Everyone desperately wants the coronavirus pandemic to fade away, which would enable a return to daily routines that have been turned upside down over the past two months. The difficult truth, however, is that no one knows when that will happen. A vaccine is likely more than a year away, leaving social distancing as the most effective strategy against COVID-19. Even when restaurants, stores and businesses do begin to reopen, a comprehensive plan to safeguard both employees and customers will be a must, says Ohio Gov. Mike DeWine.

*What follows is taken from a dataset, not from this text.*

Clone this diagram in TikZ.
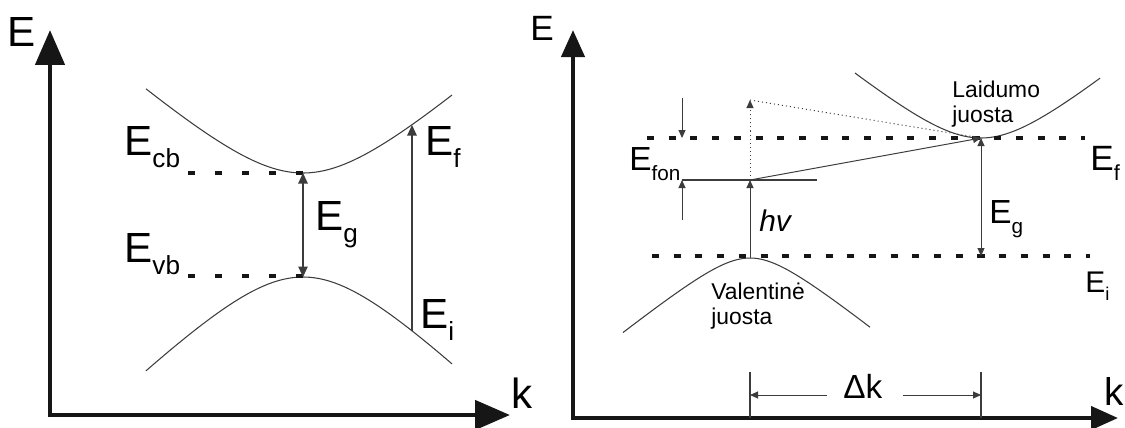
\documentclass[tikz,border=0pt]{standalone}
\usepackage{fontspec}
\setmainfont{Liberation Sans}
\usepackage{graphicx}
\usetikzlibrary{arrows.meta,positioning}
\definecolor{axisink}{HTML}{161616}
\definecolor{curveink}{HTML}{3C3C3C}
\newcommand{\lowsub}[1]{\raisebox{-0.3em}{\scalebox{0.62}{#1}}}
\tikzset{
    bigaxis/.style={draw=axisink,line width=2.7pt,line join=miter,
      {Triangle[length=7mm,width=5.8mm]}-{Triangle[length=7mm,width=5.8mm]}},
    smallaxis/.style={draw=axisink,line width=2.4pt,line join=miter,
      {Triangle[length=5.4mm,width=4.6mm]}-{Triangle[length=5.4mm,width=4.6mm]}},
    bandline/.style={draw=curveink,line width=0.6pt},
    leveldash/.style={draw=axisink,line width=1.9pt,dash pattern=on 4pt off 11.4pt},
    leveldashR/.style={leveldash,dash pattern=on 4pt off 8.35pt},
    arrowL/.style={-{Triangle[length=2.1mm,width=1.9mm]},draw=curveink,line width=0.6pt},
    arrowR/.style={-{Triangle[length=1.6mm,width=1.4mm]},draw=curveink,line width=0.55pt},
    gapL/.style={arrowL,{Triangle[length=2.1mm,width=1.9mm]}-{Triangle[length=2.1mm,width=1.9mm]}},
    gapR/.style={arrowR,{Triangle[length=1.6mm,width=1.4mm]}-{Triangle[length=1.6mm,width=1.4mm]}},
    virtual/.style={draw=curveink,line width=0.55pt,dash pattern=on 0.6pt off 1.7pt},
    biglabel/.style={inner sep=0pt,anchor=base west,font=\fontsize{24}{28}\selectfont},
    midlabel/.style={inner sep=0pt,anchor=base west,font=\fontsize{19}{23}\selectfont},
    bandtext/.style={inner sep=0pt,anchor=north west,align=left,
      font=\fontsize{13}{14.2}\selectfont}
}

\begin{document}
\begin{tikzpicture}[x=0.02cm,y=-0.02cm]
  \useasboundingbox (0,0) rectangle (1125,427);
  % direct gap
  \coordinate (eL) at (50,30);
  \coordinate (oL) at (50,415);
  \coordinate (kL) at (510,415);
  \draw[bigaxis] (eL) -- (oL) -- (kL);
  \node[biglabel] (Eaxis) at (7,46) {E};
  \node[biglabel] (kaxis) at (511,408) {k};
  \draw[bandline,domain=146:452,samples=61]
    plot (\x,{173-70*(sqrt(1+((\x-303)/80)^2)-1)});
  \draw[bandline,domain=146:452,samples=61]
    plot (\x,{277+78*(sqrt(1+((\x-303)/80)^2)-1)});
  \coordinate (cbmin) at (303,173);
  \coordinate (vbmax) at (303,277);
  \coordinate (cbdash) at (188,173);
  \coordinate (vbdash) at (188,276);
  \draw[leveldash] (cbdash) -- (cbmin);
  \draw[leveldash] (vbdash) -- (vbmax |- vbdash);
  \draw[gapL] (vbmax) -- (cbmin);
  \node[biglabel] (Ecb) at (124,155) {E\lowsub{cb}};
  \node[biglabel] (Evb) at (124,262) {E\lowsub{vb}};
  \node[biglabel] (EgL) at (315,230) {E\lowsub{g}};
  \coordinate (iniL) at (412,331);
  \coordinate (finL) at (412,125);
  \draw[arrowL] (iniL) -- (finL);
  \node[biglabel] (EfL) at (425,155) {E\lowsub{f}};
  \node[biglabel] (EiL) at (420,328) {E\lowsub{i}};
  % indirect gap
  \coordinate (eR) at (573,30);
  \coordinate (oR) at (573,418);
  \coordinate (kR) at (1118,418);
  \draw[smallaxis] (eR) -- (oR) -- (kR);
  \node[inner sep=0pt,anchor=base west,font=\fontsize{20}{24}\selectfont]
    (EaxisR) at (530,40) {E};
  \node[inner sep=0pt,anchor=base west,font=\fontsize{22}{26}\selectfont]
    (kaxisR) at (1104,405) {k};
  \draw[bandline,domain=623:870,samples=61]
    plot (\x,{258+32*(sqrt(1+((\x-750)/40)^2)-1)});
  \draw[bandline,domain=855:1100,samples=61]
    plot (\x,{138-49*(sqrt(1+((\x-981)/60)^2)-1)});
  \coordinate (vtop) at (750,258);
  \coordinate (cmin) at (981,138);
  \coordinate (cbot) at (981,256);
  \coordinate (EfS) at (647,138);
  \coordinate (EfE) at (1085,138);
  \coordinate (EiS) at (652,256);
  \coordinate (EiE) at (1090,256);
  \draw[leveldashR] (EfS) -- (EfE);
  \draw[leveldashR] (EiS) -- (EiE);
  \coordinate (phon) at (750,180);
  \coordinate (virt) at (750,100);
  \coordinate (fonL) at (682,180);
  \coordinate (fonR) at (817,180);
  \draw[bandline] (fonL) -- (fonR);
  \draw[arrowR] (vtop) -- (phon);
  \draw[arrowR,virtual] (phon) -- (virt);
  \draw[virtual] (virt) -- (cmin);
  \draw[arrowR] (phon) -- (cmin);
  \draw[gapR] (cbot) -- (cmin);
  \coordinate (fonTop) at (682,98);
  \coordinate (fonUp) at (682,138);
  \coordinate (fonBot) at (682,220);
  \draw[arrowR] (fonTop) -- (fonUp);
  \draw[arrowR] (fonBot) -- (fonL);
  \node[midlabel] (Efon) at (629,170) {E\lowsub{fon}};
  \node[inner sep=0pt,anchor=base west,font=\fontsize{17}{21}\selectfont]
    (hnu) at (759,231) {\textit{hv}};
  \node[midlabel] (EgR) at (989,223) {E\lowsub{g}};
  \node[inner sep=0pt,anchor=base west,font=\fontsize{20}{24}\selectfont]
    (EfR) at (1090,170) {E\lowsub{f}};
  \node[inner sep=0pt,anchor=base west,font=\fontsize{17}{21}\selectfont]
    (EiR) at (1085,292) {E\lowsub{i}};
  \node[bandtext] (cband) at (952,81) {Laidumo\\juosta};
  \node[bandtext] (vband) at (711,283) {Valentinė\\juosta};
  \coordinate (dkLa) at (750,372);
  \coordinate (dkRa) at (981,372);
  \draw[bandline] (dkLa) -- (dkLa |- oR);
  \draw[bandline] (dkRa) -- (dkRa |- oR);
  \node[midlabel] (dk) at (843,398) {Δk};
  \coordinate (dkLs) at (827,395);
  \coordinate (dkRs) at (903,395);
  \draw[arrowR] (dkLs) -- (dkLs -| dkLa);
  \draw[arrowR] (dkRs) -- (dkRs -| dkRa);
\end{tikzpicture}
\end{document}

“Until there is a vaccine, this monster is going to be lurking around us,” DeWine said at one of his daily press briefings. Pennsylvania Gov. Tom Wolf added, “We must look ahead and take a measured, careful approach to prepare for the future while ensuring that we don’t undo all of our efforts.”
This reality presents business leaders with a challenge unlike any they have ever faced before.
“There is no playbook for this,” wrote Microsoft CEO Satya Nadella last month in an email to his employees.
Businesses of all sizes have been forced to lay off employees and scrap plans that made perfect sense only a few months ago. The thought of remaking a company to function in the midst of the coronavirus is daunting, whether you’re leading a small business, a middle-market company or a global technology firm.
“For me, the best way I’ve found to get past this anxiety is to focus on what I can do each day to make a small difference,” Nadella wrote. “Each of us, wherever we are, has the opportunity to do the same — take an action driven by hope, a small step that makes things a bit better.”
It could be something as simple as regular phone calls to your people to make sure they are safe and healthy. If you’ve had to lay off employees, keep them posted on your efforts to restore their jobs. Offer your gratitude to those still working to keep your company going during these difficult times. Nothing is easy these days as we await guidance on what will happen next. Now is the time to strengthen the bonds with your team and bolster the foundation upon which your company will build its new future.
“Strength does not come from winning,” said actor and former California Gov. Arnold Schwarzenegger. “Your struggles develop your strengths. When you go through hardships and decide not to surrender, that is strength.”